The commission has heard harrowing stories of physical, sexual, and emotional abuse in the homes, and that a culture of fear made children too scared to report or resist their mistreatment.

Some children were threatened with physical harm when they came forward, and the reports of others were simply ignored, the royal commission heard.

Salvation Army leaders, including national commander Floyd Tidd, will on Wednesday be called to give updated evidence on the steps taken to protect children and improve the organisation’s handling of complaints.

Members of the Care Leavers Australasia Network (Clan) were waiting for the army leadership outside the royal commission hearing room in Sydney.

One Salvation Army abuse survivor, Vlad Selakovic, told Guardian Australia he was there to make sure the truth was told.

Selakovic was sent to Bayswater boys’ home in Victoria for several years in the early 1970s.

He was given a number, 89758, and constantly told he was worthless. That, he said, sealed his fate, and he “graduated” from the home to other youth institutions, and then to jail.

“Being belittled and degraded and put down and consistently told you were worthless and were never going to amount to much, because you were so young, you believed it,” Selakovic said. “Not only did you believe it, but you lived it.”

The group is calling for all states, territories, institutions and charities to opt in to the federal government’s national redress scheme, which would compensate survivors.

Selakovic, who was recently made the group’s president, said he was sceptical about the Salvation Army’s claims that it truly supported the national redress scheme.

Clan’s executive officer, Leonie Sheedy, called on state governments to commit to the scheme, singling out Western Australia and South Australia.

“We were the states’ children, and they need to own up to their history, their child welfare history, and they need to contribute,” Sheedy said.

The royal commission hearing began at 10am on Wednesday. Counsel assisting Gail Furness, SC, said that the commission would hear that the Salvation Army’s eastern territory, one of the organisation’s two regional divisions, had reinvestigated a number of reports of abuse against former officers.

“As a result, eight retired officers have been dismissed from the Salvation Army and their names removed from the roll,” Furness said.

One officer resigned before he was dismissed, she said, and another died.

The eastern territory had taken steps to improve its child protection systems, she said.

It had reformed its professional standards office, formed a national professional standards council to develop uniform redress principles, set up a roundtable of independent experts to examine why the abuse had occurred, changed its policies and procedures for responding to reports, and brought in independent investigators to assess abuse claims.

The commission’s first witness was Tidd, and he is expected to be followed by Colonel Mark Campbell, who is in charge of the eastern territory.
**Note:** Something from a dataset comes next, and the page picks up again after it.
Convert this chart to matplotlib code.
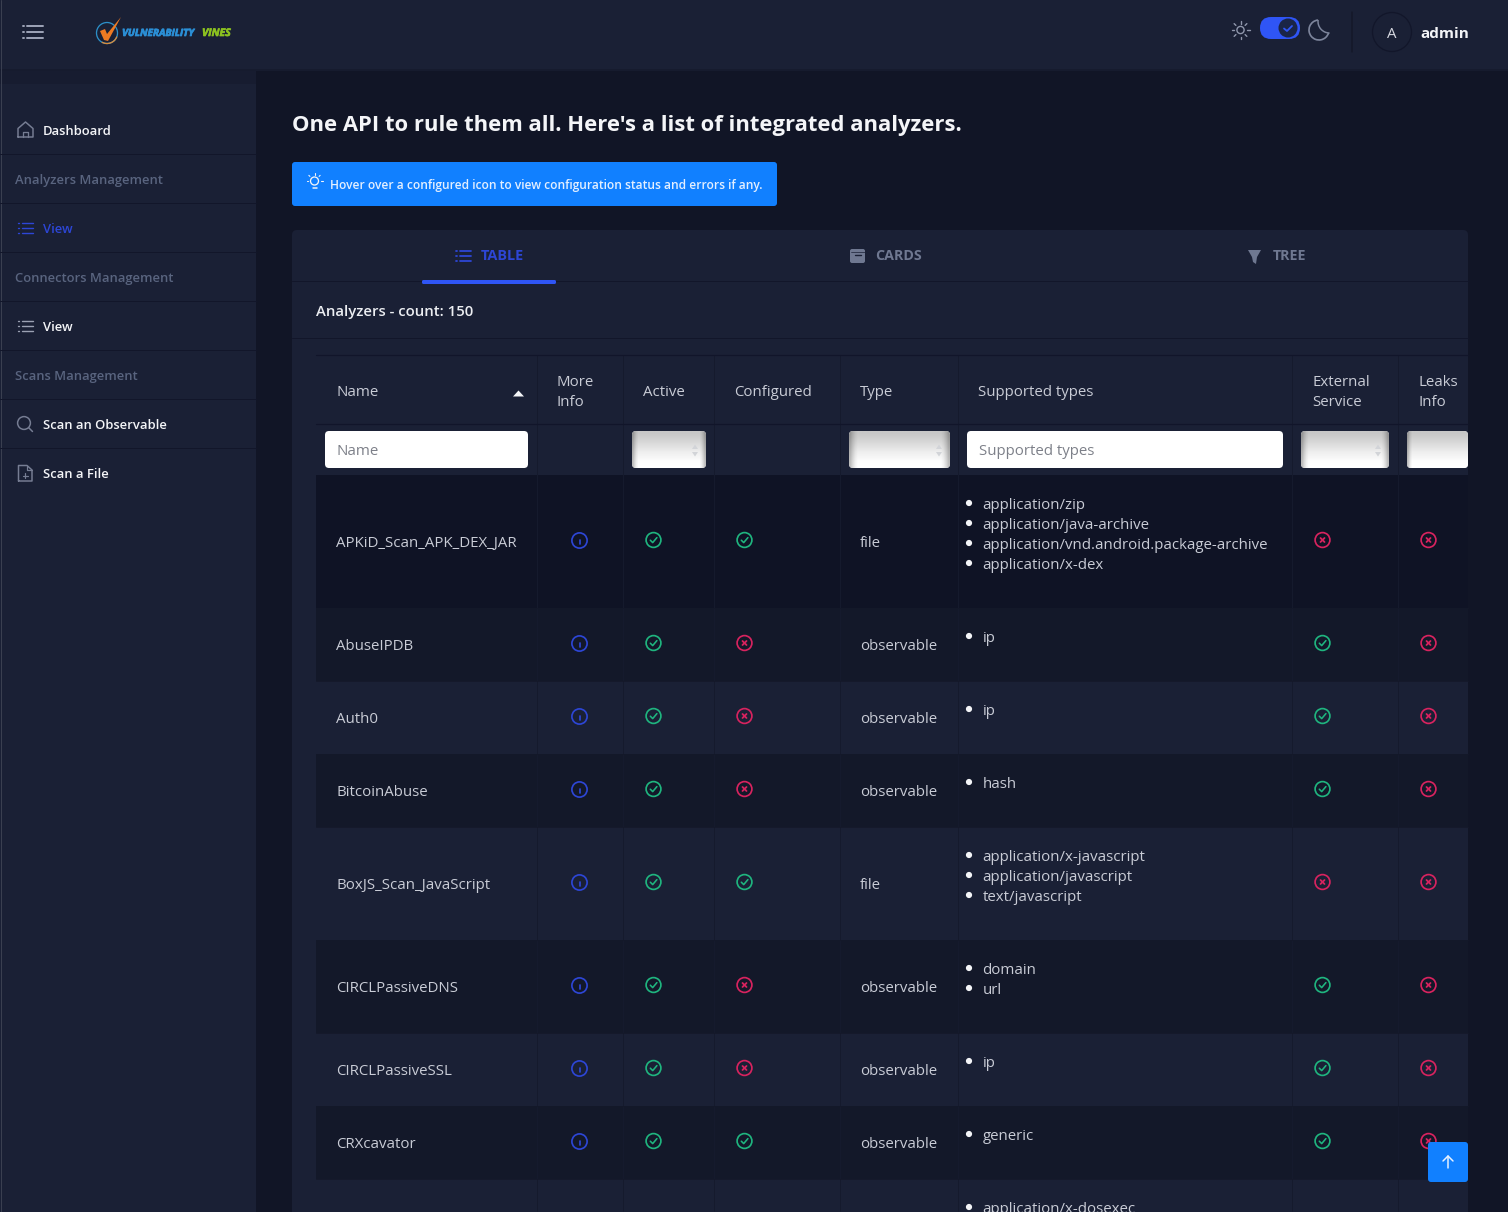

Tidd has previously said he is supportive of a national redress scheme. He reiterated that support on Wednesday morning, and said he would soon meet with the federal government to discuss the scheme.

“The two territories are both committed to national redress, and continue to work to that end,” he said.

The Salvation Army plans to merge the two territories and create a nationally consistent response to child protection.